— WRITTEN REQUEST —
In the material below, find how many lines contain the string "this". Write only that number.

— DATA ROWS —

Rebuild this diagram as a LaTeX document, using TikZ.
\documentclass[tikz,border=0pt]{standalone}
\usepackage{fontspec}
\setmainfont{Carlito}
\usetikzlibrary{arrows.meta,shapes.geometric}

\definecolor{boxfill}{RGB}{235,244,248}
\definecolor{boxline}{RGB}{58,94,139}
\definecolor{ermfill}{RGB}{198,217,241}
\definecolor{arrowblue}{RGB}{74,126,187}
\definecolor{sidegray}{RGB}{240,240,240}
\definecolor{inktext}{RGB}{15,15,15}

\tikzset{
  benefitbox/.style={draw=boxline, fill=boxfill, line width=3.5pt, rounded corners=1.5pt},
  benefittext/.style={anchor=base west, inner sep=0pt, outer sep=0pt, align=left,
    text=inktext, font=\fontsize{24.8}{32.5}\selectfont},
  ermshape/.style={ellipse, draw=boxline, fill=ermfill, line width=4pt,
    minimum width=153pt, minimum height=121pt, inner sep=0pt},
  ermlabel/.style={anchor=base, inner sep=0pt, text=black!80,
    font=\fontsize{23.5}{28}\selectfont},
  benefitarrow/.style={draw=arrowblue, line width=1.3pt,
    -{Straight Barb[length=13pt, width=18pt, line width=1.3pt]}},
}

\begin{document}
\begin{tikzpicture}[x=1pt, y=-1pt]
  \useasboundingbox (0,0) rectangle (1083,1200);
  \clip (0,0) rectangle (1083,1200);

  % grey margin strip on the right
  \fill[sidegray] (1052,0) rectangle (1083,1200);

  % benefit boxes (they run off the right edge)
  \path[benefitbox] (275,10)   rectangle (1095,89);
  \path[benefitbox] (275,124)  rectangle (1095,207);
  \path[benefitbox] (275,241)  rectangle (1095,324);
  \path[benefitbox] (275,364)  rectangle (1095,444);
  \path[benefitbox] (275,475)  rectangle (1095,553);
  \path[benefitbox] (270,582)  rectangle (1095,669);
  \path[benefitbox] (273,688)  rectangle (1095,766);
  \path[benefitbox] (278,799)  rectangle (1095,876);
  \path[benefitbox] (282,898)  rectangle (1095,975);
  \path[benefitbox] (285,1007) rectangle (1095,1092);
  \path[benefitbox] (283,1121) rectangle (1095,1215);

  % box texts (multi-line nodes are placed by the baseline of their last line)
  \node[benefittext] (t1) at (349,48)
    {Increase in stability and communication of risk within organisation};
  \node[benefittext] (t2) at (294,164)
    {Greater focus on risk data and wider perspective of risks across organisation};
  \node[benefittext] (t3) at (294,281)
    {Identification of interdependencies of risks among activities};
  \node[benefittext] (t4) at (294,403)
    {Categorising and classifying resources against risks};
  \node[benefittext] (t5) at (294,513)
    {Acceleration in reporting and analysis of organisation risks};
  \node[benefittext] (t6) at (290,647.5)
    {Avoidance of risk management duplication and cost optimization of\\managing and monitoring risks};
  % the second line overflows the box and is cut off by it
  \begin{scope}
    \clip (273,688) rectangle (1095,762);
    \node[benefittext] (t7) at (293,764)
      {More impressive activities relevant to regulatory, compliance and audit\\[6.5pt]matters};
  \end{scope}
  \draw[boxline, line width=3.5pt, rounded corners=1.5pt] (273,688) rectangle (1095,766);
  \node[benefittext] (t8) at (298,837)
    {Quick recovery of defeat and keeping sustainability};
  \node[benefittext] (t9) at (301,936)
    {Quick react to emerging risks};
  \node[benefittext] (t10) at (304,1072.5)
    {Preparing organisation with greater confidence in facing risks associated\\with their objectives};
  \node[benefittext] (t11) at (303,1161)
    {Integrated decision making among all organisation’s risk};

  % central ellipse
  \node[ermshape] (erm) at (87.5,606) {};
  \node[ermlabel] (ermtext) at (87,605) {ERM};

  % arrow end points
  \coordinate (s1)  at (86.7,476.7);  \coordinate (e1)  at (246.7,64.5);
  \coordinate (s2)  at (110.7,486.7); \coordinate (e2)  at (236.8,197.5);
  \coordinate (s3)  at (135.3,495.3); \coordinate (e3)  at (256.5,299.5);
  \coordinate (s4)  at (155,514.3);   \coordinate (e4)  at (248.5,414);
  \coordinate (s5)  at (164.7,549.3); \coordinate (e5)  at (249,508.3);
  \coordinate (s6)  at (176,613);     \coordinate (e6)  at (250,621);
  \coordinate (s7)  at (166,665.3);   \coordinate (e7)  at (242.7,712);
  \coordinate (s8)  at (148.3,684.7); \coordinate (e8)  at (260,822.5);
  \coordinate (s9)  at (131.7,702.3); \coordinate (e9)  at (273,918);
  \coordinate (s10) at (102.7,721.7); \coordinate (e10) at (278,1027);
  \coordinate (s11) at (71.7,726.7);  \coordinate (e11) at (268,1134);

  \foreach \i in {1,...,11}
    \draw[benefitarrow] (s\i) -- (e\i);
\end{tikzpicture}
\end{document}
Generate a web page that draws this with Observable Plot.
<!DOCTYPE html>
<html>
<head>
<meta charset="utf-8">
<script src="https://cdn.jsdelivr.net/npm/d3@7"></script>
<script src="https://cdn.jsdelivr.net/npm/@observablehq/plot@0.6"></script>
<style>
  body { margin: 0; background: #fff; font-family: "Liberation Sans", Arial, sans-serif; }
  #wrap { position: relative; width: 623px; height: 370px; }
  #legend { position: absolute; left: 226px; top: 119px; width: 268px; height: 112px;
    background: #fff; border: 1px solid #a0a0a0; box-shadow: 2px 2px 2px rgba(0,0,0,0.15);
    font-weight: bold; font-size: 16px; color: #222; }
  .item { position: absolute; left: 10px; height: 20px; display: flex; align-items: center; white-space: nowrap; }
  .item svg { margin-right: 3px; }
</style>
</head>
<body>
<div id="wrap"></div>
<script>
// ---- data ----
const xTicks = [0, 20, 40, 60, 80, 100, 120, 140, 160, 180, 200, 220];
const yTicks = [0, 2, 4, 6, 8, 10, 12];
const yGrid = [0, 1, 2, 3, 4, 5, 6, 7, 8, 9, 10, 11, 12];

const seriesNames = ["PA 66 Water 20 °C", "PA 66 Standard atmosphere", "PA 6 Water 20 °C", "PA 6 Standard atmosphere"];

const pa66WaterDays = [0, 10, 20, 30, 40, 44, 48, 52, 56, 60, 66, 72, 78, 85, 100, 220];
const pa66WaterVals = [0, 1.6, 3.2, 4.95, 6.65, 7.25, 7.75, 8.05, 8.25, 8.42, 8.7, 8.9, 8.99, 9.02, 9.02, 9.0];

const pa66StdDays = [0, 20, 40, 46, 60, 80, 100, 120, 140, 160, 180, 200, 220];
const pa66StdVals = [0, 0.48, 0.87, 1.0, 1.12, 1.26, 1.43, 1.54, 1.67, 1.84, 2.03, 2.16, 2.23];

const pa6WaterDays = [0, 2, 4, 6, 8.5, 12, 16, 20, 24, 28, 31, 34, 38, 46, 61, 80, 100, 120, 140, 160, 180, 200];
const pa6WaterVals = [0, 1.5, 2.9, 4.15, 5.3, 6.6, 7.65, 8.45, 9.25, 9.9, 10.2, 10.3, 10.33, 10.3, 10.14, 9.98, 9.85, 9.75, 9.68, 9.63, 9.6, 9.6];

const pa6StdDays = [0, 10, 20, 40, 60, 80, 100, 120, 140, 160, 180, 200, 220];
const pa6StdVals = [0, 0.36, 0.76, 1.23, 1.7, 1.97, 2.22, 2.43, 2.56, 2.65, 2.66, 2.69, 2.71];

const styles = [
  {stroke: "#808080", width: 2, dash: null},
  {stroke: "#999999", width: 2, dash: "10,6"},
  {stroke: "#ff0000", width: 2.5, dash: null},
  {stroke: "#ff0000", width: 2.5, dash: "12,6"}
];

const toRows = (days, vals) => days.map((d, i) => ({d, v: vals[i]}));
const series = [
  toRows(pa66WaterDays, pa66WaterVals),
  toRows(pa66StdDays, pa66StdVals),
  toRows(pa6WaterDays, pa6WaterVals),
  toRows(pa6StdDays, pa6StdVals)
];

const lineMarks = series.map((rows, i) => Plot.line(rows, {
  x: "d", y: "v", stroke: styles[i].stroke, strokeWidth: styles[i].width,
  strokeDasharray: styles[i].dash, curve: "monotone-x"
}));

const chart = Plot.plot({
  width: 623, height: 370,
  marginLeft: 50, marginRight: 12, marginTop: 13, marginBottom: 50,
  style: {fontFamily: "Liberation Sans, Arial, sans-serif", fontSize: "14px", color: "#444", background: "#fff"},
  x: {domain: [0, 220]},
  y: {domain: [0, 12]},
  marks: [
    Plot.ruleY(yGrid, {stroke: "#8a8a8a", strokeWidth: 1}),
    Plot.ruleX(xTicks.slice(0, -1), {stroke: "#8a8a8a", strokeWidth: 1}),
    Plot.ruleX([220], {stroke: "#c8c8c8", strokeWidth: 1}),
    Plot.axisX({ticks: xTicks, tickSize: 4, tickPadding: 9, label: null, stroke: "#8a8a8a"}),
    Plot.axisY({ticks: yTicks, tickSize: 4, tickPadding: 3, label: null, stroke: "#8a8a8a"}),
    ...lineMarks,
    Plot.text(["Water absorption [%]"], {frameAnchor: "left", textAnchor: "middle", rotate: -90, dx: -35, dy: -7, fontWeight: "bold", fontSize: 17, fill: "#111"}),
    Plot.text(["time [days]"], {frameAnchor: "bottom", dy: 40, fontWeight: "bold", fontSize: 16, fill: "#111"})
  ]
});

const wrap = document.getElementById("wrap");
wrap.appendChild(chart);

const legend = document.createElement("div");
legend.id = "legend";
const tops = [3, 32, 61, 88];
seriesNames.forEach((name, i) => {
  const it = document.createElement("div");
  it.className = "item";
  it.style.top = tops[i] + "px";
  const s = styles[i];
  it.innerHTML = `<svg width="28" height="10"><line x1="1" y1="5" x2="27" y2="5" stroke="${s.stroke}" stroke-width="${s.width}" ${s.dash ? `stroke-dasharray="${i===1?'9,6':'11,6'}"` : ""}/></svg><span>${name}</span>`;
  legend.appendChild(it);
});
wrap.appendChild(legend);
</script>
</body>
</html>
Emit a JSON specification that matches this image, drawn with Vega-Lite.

— TASK ANSWER —
3